Date of Award

5-2018

Degree Type

Thesis

Degree Name

Master of Science in Mechanical Engineering (MSME)

Department

Mechanical Engineering

Committee Chair

Issam Mudawar

Committee Member 1

Steven Collicott

Committee Member 2

Carlo Scalo

Abstract

A general two-phase solver is developed to solve Navier-Stokes equation for low Mach number incompressible fluids on a mixed grid using a finite volume approach by employing a sharp fixed interface cut-cell method. This sharp interface divides the computational domain into two sub-domains corresponding to two different phases. The Navier-Stokes equations in each sub-domain are solved separately by coupling the boundary conditions for mass and momentum at the interface. These sub-domains can either be of same media (fluid-fluid) or different media (fluid-solid or fluid-gas). For a fluid-gas media, this enables to distinguish the sub-domains clearly and establish discontinuities in the thermophysical properties and a finite pressure jump based on the local curvature of the interface. Hence, this scheme retains accuracy for a wide range of density and viscosity ratios. In addition to algorithm development for cut-cell methodology, a novel time-advancement scheme is developed along the lines of Du Fort-Frankel explicit scheme for achieving conditional stability even with relaxed restrictions imposed by geometrical constraints. The novel time-advancement scheme is validated by comparing numerical and analytical solutions for a Taylor-Green vortex field and a detailed Von-Neumann stability analysis is performed for solving a linear advection-diffusion equation on a two-dimensional structured grid.

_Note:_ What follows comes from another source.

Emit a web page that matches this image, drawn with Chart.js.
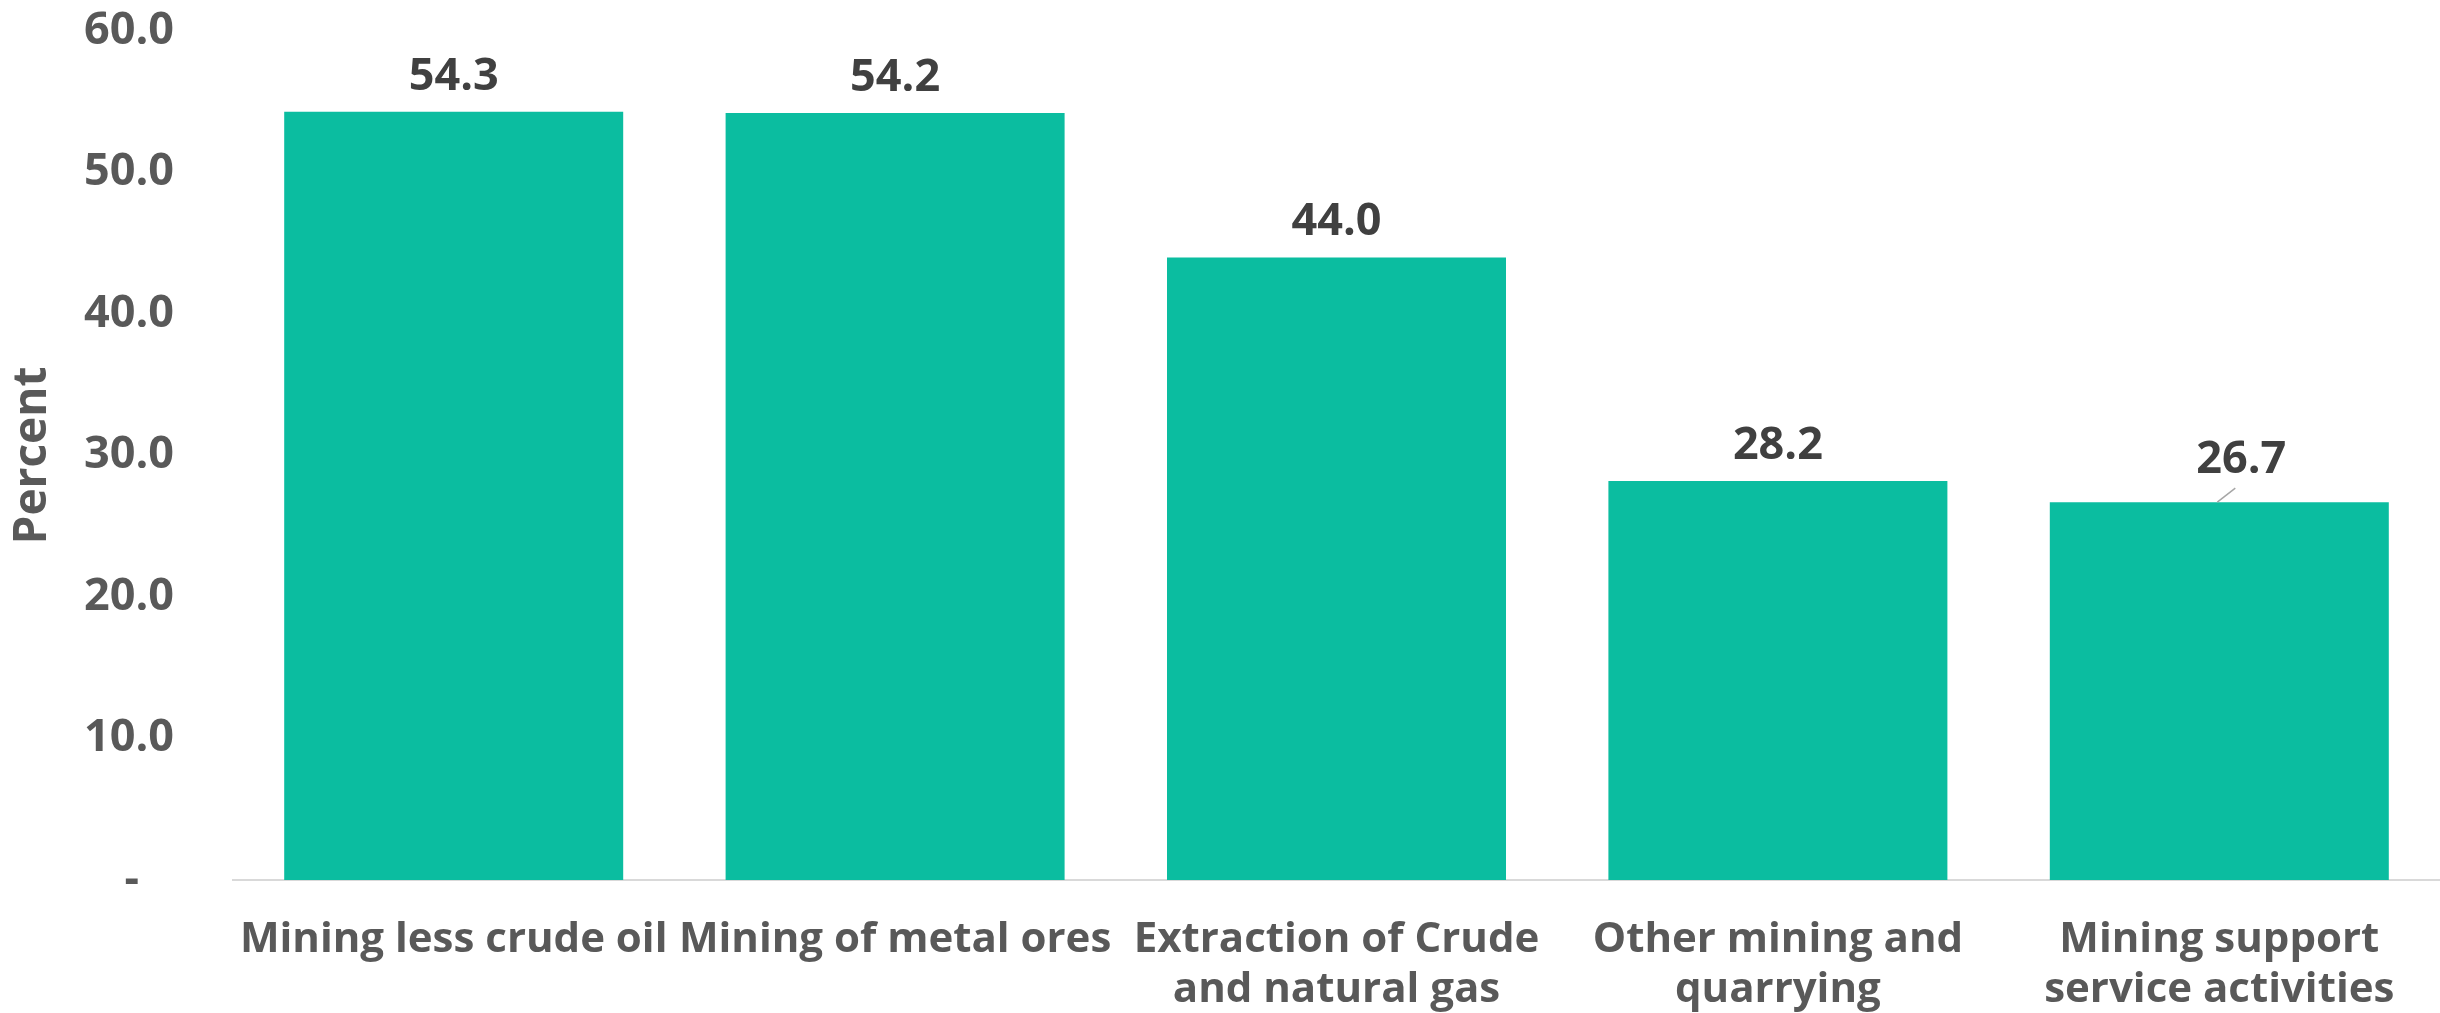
<!DOCTYPE html>
<html>
<head>
<meta charset="utf-8">
<script src="https://cdn.jsdelivr.net/npm/chart.js@4.4.1/dist/chart.umd.min.js"></script>
<style>
  html, body { margin: 0; padding: 0; background: #ffffff; }
  #wrap { width: 2440px; height: 1013px; }
</style>
</head>
<body>
<div id="wrap"><canvas id="c" width="2440" height="1013"></canvas></div>
<script>
// ---- data ----
const categories = [
  'Mining less crude oil',
  'Mining of metal ores',
  ['Extraction of Crude', 'and natural gas'],
  ['Other mining and', 'quarrying'],
  ['Mining support', 'service activities']
];
const values = [54.3, 54.2, 44.0, 28.2, 26.7];
const yTicks = [0, 10, 20, 30, 40, 50, 60];
const yTitle = 'Percent';

// ---- styles ----
const BAR_COLOR = '#0BBDA0';
const AXIS_TEXT = '#595959';
const LABEL_TEXT = '#404040';
const FONT = "'Open Sans', 'DejaVu Sans', sans-serif";

// data label plugin (value above each bar)
const valueLabels = {
  id: 'valueLabels',
  afterDatasetsDraw(chart, args, opts) {
    const ctx = chart.ctx;
    const meta = chart.getDatasetMeta(0);
    ctx.save();
    ctx.font = 'bold 45px ' + FONT;
    ctx.fillStyle = LABEL_TEXT;
    ctx.textAlign = 'center';
    ctx.textBaseline = 'alphabetic';
    meta.data.forEach((bar, i) => {
      const v = chart.data.datasets[0].data[i];
      const off = (opts.shift && opts.shift[i]) || [0, 0];
      const x = bar.x + off[0];
      const y = bar.y - 22 + off[1];
      ctx.fillText(v.toFixed(1), x, y);
      if (off[0] !== 0 || off[1] !== 0) {
        ctx.strokeStyle = '#A6A6A6';
        ctx.lineWidth = 1.5;
        ctx.beginPath();
        ctx.moveTo(bar.x - 2, bar.y);
        ctx.lineTo(bar.x + 16, bar.y - 14);
        ctx.stroke();
      }
    });
    ctx.restore();
  }
};

new Chart(document.getElementById('c'), {
  type: 'bar',
  data: {
    labels: categories,
    datasets: [{
      data: values,
      backgroundColor: BAR_COLOR,
      borderWidth: 0,
      barPercentage: 0.768,
      categoryPercentage: 1.0
    }]
  },
  options: {
    responsive: false,
    devicePixelRatio: 1,
    animation: false,
    layout: { padding: { top: 31, right: 0, bottom: 0, left: 0 } },
    plugins: {
      legend: { display: false },
      tooltip: { enabled: false },
      valueLabels: { shift: { 4: [22, -7] } }
    },
    scales: {
      x: {
        grid: { display: false },
        border: { display: true, color: '#D9D9D9', width: 2 },
        ticks: {
          color: AXIS_TEXT,
          font: { family: FONT, size: 42, weight: 'bold', lineHeight: '50px' },
          padding: 27,
          maxRotation: 0,
          autoSkip: false
        },
        afterFit: s => { s.height = 133; s.paddingLeft = 0; s.paddingRight = 0; }
      },
      y: {
        min: 0,
        max: 60,
        grid: { display: false, drawTicks: false },
        border: { display: false },
        afterBuildTicks: s => { s.ticks = yTicks.map(v => ({ value: v })); },
        ticks: {
          color: AXIS_TEXT,
          font: { family: FONT, size: 45, weight: 'bold' },
          padding: 59,
          callback: v => (v === 0 ? '-   ' : v.toFixed(1))
        },
        title: {
          display: true,
          text: yTitle,
          color: AXIS_TEXT,
          font: { family: FONT, size: 46, weight: 'bold' },
          padding: { top: 5, bottom: 0 }
        },
        afterFit: s => { s.width = 233; s.paddingTop = 0; s.paddingBottom = 0; }
      }
    }
  },
  plugins: [valueLabels]
});
</script>
</body>
</html>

The general two-phase solver for a fixed interface is then validated by first checking the order of accuracy of spatial operators in the Navier-Stokes for both linear and non-linear flows and then by performing validation for three distinct types of flows on a fixed grid, viz., single-phase flow on a mixed grid (lid-driven cavity flow); single phase flow over an arbitrary solid body (flow over a cylinder in a driven cavity); and two-phase flow (static vapour bubble in liquid under equilibrium at zero gravity). In each of the aforementioned cases, unstructuredness in the computational domain arises due to user-specified cut-cells on the single-phase domain; body conformed grid at the interface of the arbitrary body and single phase domain, and interface distinguishing the two phases. The results are successfully validated with ones existing in the literature and a good agreement is observed.